Once Teresa was at her parents’ house, rumors circulated of how the rebel forces were getting closer and taking over more land. This forced Teresa and her family to once again flee to safety. However, they returned to her parents’ home after two weeks because she was called back for work.
Teresa worked in a local bank. Because of the danger of the ongoing battle, the bank along with most of the businesses in the area had closed its doors. But after a few days of relative calm, the bank reopened and Teresa was called back for work. Because it was still too dangerous to return to her own home, she bought some clothing and a pair of dress shoes in a nearby market and returned to work.
A month went by. Teresa had spoken to her husband and told him about all the horrors she had seen and lived. Despite life in the U.S. being extremely difficult for immigrants, he told Teresa that she should leave the country with the children in order to be safe from the war.
For Theresa, the thought of travelling through Mexico with her children was not an option due to the extreme danger, so she took her chances and applied for a U.S. Visa. On December 6, Teresa along with several family members went to the U.S. Embassy, and through what she described was a force of destiny, was able to obtain a visa for herself, her children, as well as her parents.
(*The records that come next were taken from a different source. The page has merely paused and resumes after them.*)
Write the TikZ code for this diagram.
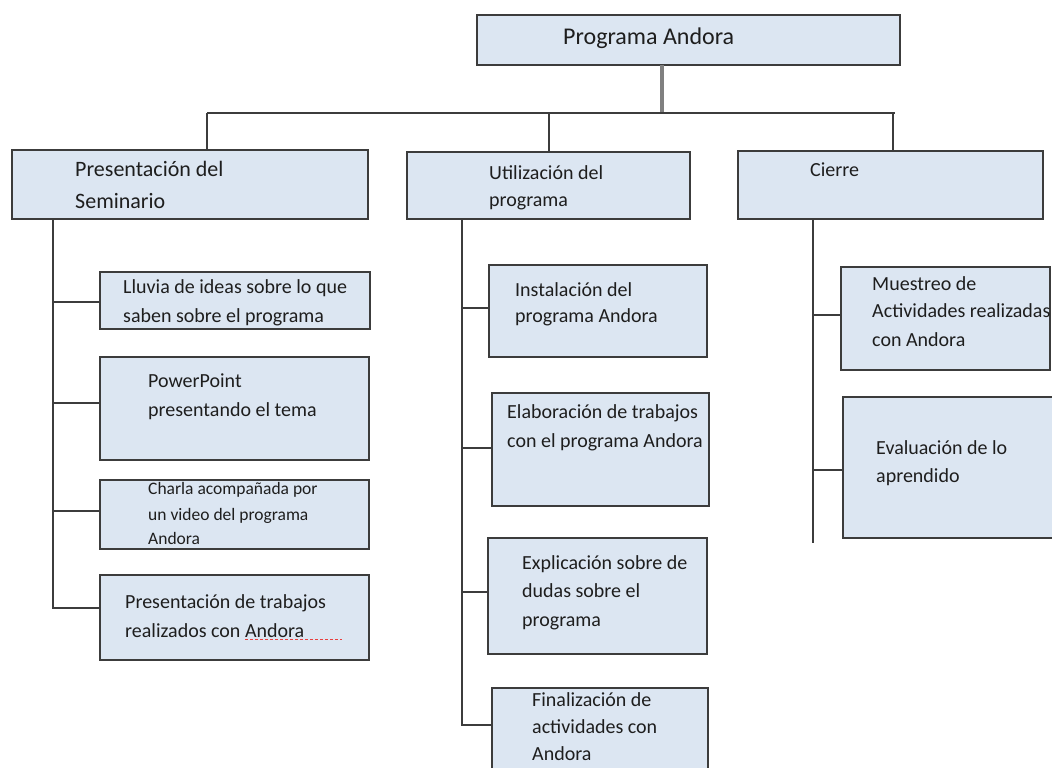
\documentclass[tikz,border=0pt]{standalone}
\usepackage{fontspec}
\setmainfont{Carlito}
\definecolor{boxfill}{HTML}{DCE6F2}
\definecolor{boxline}{HTML}{3C3C3C}
\definecolor{txtcol}{HTML}{1E1E1E}
\definecolor{squig}{HTML}{E84040}
\newcommand\tl[5][20]{\node[txt,font=\fontsize{#1}{#1}\selectfont] (#2) at (#3,#4) {#5};}
\newcommand\bx[5]{\node[box,anchor=north west,minimum width=#4pt-#2pt,minimum height=#5pt-#3pt] (#1) at (#2,#3) {};}
\tikzset{
  box/.style={draw=boxline,fill=boxfill,line width=2.2pt,inner sep=0pt,outer sep=0pt},
  txt/.style={anchor=west,inner sep=0pt,text height=0.9em,text depth=0pt,text=txtcol},
  conn/.style={draw=boxline,line width=2pt},
  stem/.style={draw=gray,line width=3.2pt}
}
\begin{document}
\begin{tikzpicture}[x=1pt,y=-1pt]
\useasboundingbox (0,0) rectangle (1052,768);
\clip (0,0) rectangle (1052,768);
\fill[white] (0,0) rectangle (1052,768);
% boxes
\bx{top}{477}{15}{900}{65}
\bx{pres}{12}{150}{368}{219}
\bx{util}{407}{152}{690}{219}
\bx{cier}{738}{151}{1043}{219}
\bx{l1}{100}{272}{370}{329}
\bx{l2}{100}{357}{369}{460}
\bx{l3}{100}{480}{369}{549}
\bx{l4}{100}{575}{369}{660}
\bx{m1}{489}{265}{707}{357}
\bx{m2}{492}{393}{709}{506}
\bx{m3}{488}{538}{707}{654}
\bx{m4}{492}{688}{708}{800}
\bx{r1}{841}{267}{1050}{370}
\bx{r2}{843}{397}{1062}{538}
% coordinates
\coordinate (hl) at (207,113);
\coordinate (hr) at (895,113);
\coordinate (lt) at (53,608);
\coordinate (mt) at (462,725);
\coordinate (rt) at (813,543);
% connectors from top
\draw[stem] (top.south -| 662,0) -- (662,113);
\draw[conn] (hl) -- (hr);
\draw[conn] (hl) -- (hl |- pres.north);
\draw[conn] (549,113) -- (549,113 |- util.north);
\draw[conn] (893,113) -- (893,113 |- cier.north);
% left branch
\draw[conn] (pres.south -| lt) -- (lt) -- (lt -| l4.west);
\draw[conn] (lt |- 0,302) -- (l1.west |- 0,302);
\draw[conn] (lt |- 0,403) -- (l2.west |- 0,403);
\draw[conn] (lt |- 0,511) -- (l3.west |- 0,511);
% middle branch
\draw[conn] (util.south -| mt) -- (mt) -- (mt -| m4.west);
\draw[conn] (mt |- 0,308) -- (m1.west |- 0,308);
\draw[conn] (mt |- 0,448) -- (m2.west |- 0,448);
\draw[conn] (mt |- 0,592) -- (m3.west |- 0,592);
% right branch
\draw[conn] (cier.south -| rt) -- (rt);
\draw[conn] (rt |- 0,315) -- (r1.west |- 0,315);
\draw[conn] (rt |- 0,470) -- (r2.west |- 0,470);
% texts
\tl[24]{ttop}{563}{40}{Programa Andora}
\tl[22]{tp1}{75}{172}{Presentación del}
\tl[22]{tp2}{75}{204}{Seminario}
\tl{tu1}{489}{175}{Utilización del}
\tl{tu2}{489}{202}{programa}
\tl{tc1}{810}{172}{Cierre}
\tl{ta1}{123}{289}{Lluvia de ideas sobre lo que}
\tl{ta2}{123}{318}{saben sobre el programa}
\tl{tb1}{148}{383}{PowerPoint}
\tl{tb2}{148}{412}{presentando el tema}
\tl[17.5]{tc31}{148}{490}{Charla acompañada por}
\tl[17.5]{tc32}{148}{516}{un video del programa}
\tl[17.5]{tc33}{148}{540}{Andora}
\tl{td1}{125}{604}{Presentación de trabajos}
\tl{td2}{125}{633}{realizados con Andora}
\draw[squig,line width=0.8pt,dash pattern=on 3pt off 2pt] (245,639) -- (342,639);
\tl{te1}{515}{292}{Instalación del}
\tl{te2}{515}{318}{programa Andora}
\tl{tf1}{507}{414}{Elaboración de trabajos}
\tl{tf2}{507}{443}{con el programa Andora}
\tl{tg1}{522}{565}{Explicación sobre de}
\tl{tg2}{522}{593}{dudas sobre el}
\tl{tg3}{522}{622}{programa}
\tl{th1}{532}{702}{Finalización de}
\tl{th2}{532}{729}{actividades con}
\tl{th3}{532}{756}{Andora}
\tl{ti1}{872}{286}{Muestreo de}
\tl{ti2}{872}{313}{Actividades realizadas}
\tl{ti3}{872}{342}{con Andora}
\tl{tj1}{876}{450}{Evaluación de lo}
\tl{tj2}{876}{478}{aprendido}
\end{tikzpicture}
\end{document}
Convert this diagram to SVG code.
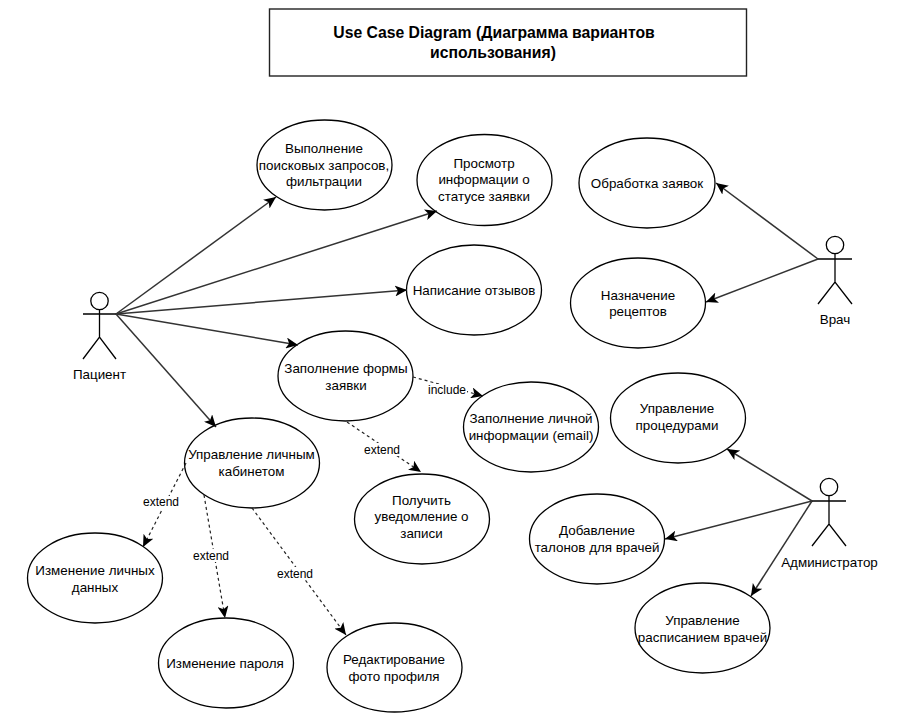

“I resigned from my job on December 15. There was only one flight that left from El Salvador to the U.S., and in order to get there on time we would have to travel by night. But because of the war, there was a curfew from 6:00 pm to 6:00 am. A few days before Christmas, they announced that the curfew would be lifted for one day, December 24. That was our only chance. I packed my bags, took my children, and we left towards Comalapa Airport without looking back. Once we boarded the plane, my mind still raced through all the scenarios that would prevent us from leaving: bombing, gunfire, attacks, because from the perspective of the rebel insurgent groups or the Army, whoever left the country was considered a traitor, a coward. But what I would tell them is that war or not, all I cared for was the safety of my family. Nothing more, nothing less. The plane took off. I will never be able to describe in words the relief I felt once the pilot said we were flying over Guatemala. We had left El Salvador…” recounts Teresa, now with a different look in her eyes and with a smile on her face, the first since she began telling her story.
They arrived to the U.S. the night of December 24 in the middle of a Christmas celebration, with nothing more than her luggage, her children and the uncertainty of having to build a new life for her family in a country, language and culture she knew nothing about.
People come to the United States for many reasons, be it for stability, opportunity, wealth or freedom. Teresa came for the safety of her family. She came here to Long Island to reunite with her husband and build a new life for her family far away from the turmoil of war.